An Alternative to Senator Specter's Notice Pleading Bill

In my latest FindLaw column, I examine Senator Specter's proposal to restore notice pleading in the federal courts. I describe the pros and cons of the proposal in general, and then point to a few drafting flaws. Here I'll put my money where my mouth is. With thanks to my fellow proceduralists in the legal academy and on the civil procedure listserve, and a special nod to Kevin Clermont (my colleague) and David Shapiro (who taught me civil procedure when I was a law student 22 years ago), below is my proposal:


To restore notice pleading in the federal courts.
Be it enacted by the Senate and House of Representatives of the United States of America in Congress assembled,

This Act may be cited as the ‘‘Notice Pleading Restoration Act of 2009’’.

Except as otherwise expressly provided by an Act of Congress or by an amendment to the Federal Rules of Civil Procedure which takes effect after the date of enactment of this Act, a Federal court shall not deem a pleading inadequate under rule 8(a)(2) or rule 8(b)(1)(A) of the Federal Rules of Civil Procedure, on the ground that such pleading is conclusory or implausible, except that a court may take judicial notice of the implausibility of a factual allegation.

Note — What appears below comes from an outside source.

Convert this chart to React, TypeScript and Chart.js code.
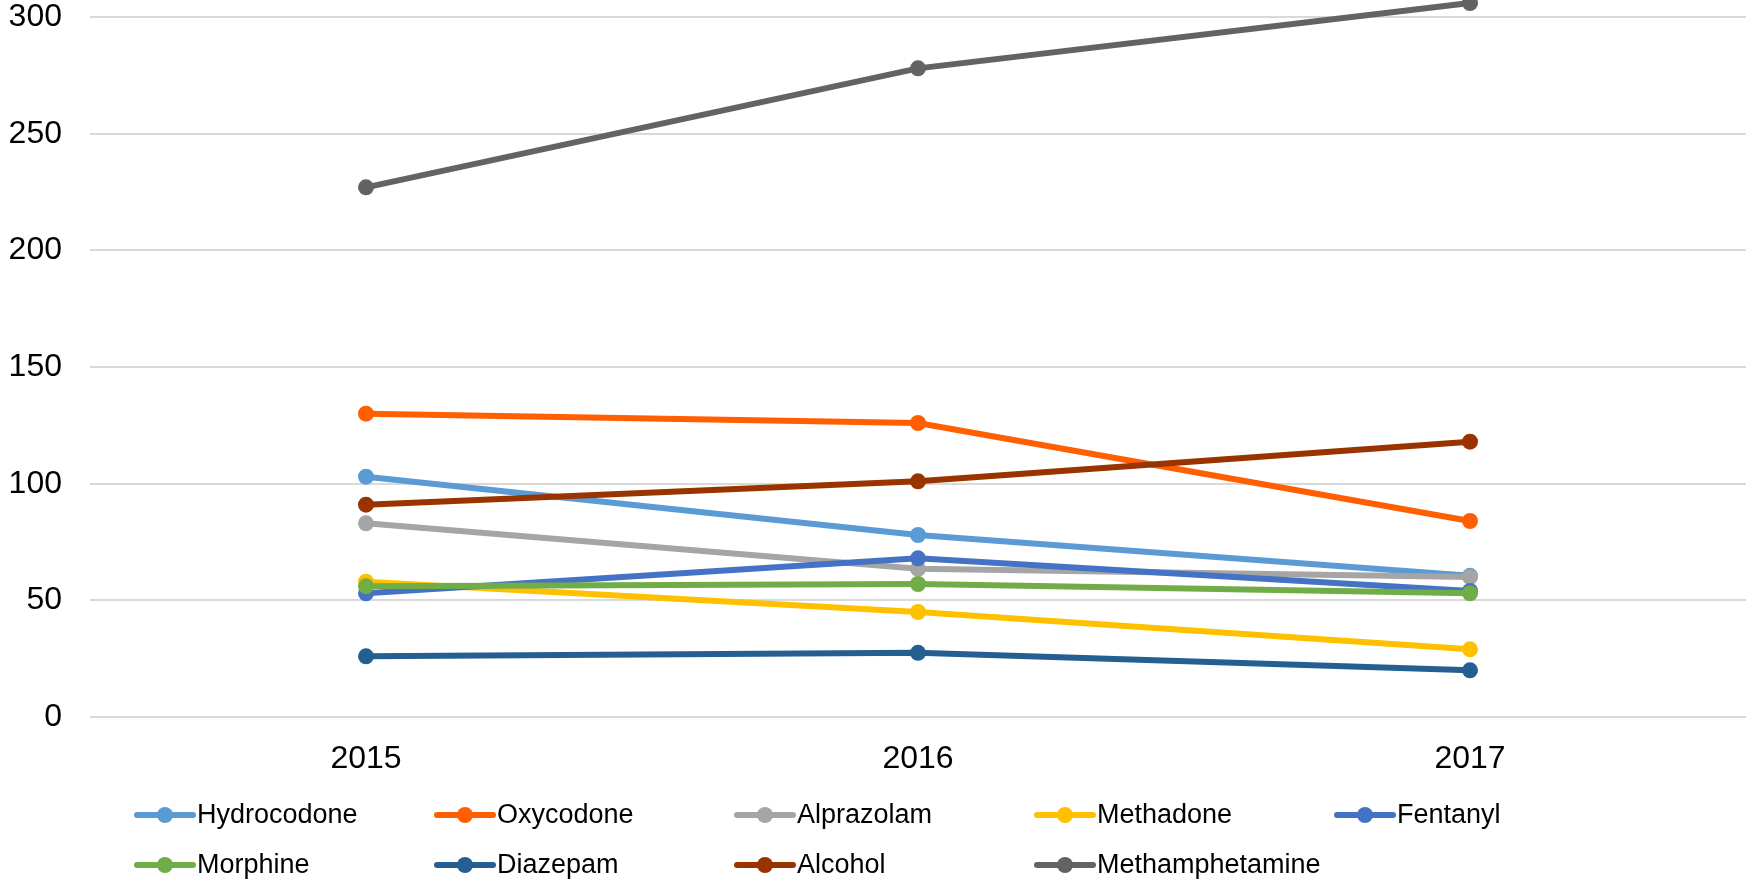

So long as the pleaded claim or defense provides fair notice of the nature of the claim or defense, and the allegations, if taken to be true, would support a legally sufficient claim or defense, a pleading satisfies the requirements of rule 8.

Posted by Mike Dorf


  1. This comment has been removed by the author.

  2. In an earlier version of this post, I noted the incorrect link. In any event, it is now fixed.

  3. Would this statute preclude the following reasoning:

    The complaint alleges X, which is not a valid claim under the applicable legal standard. While there may be a set of facts Y consistent with the complaint that would constitute a valid claim, that is not the most natural reading of the complaint. Hence the complaint is dismissed.

    That strikes me as the basic reasoning of Twombly, though instead "not the most natural reading of the complaint" the Court said that the set of facts Y were "implausible."

  4. I assume the "implausibility" clause is intended to preserve the rule in Tyler v. Carter. I'm a bit concerned that as drafted, this language may be prone to abuse, but I can't think of anything that could substitute by "frivolity."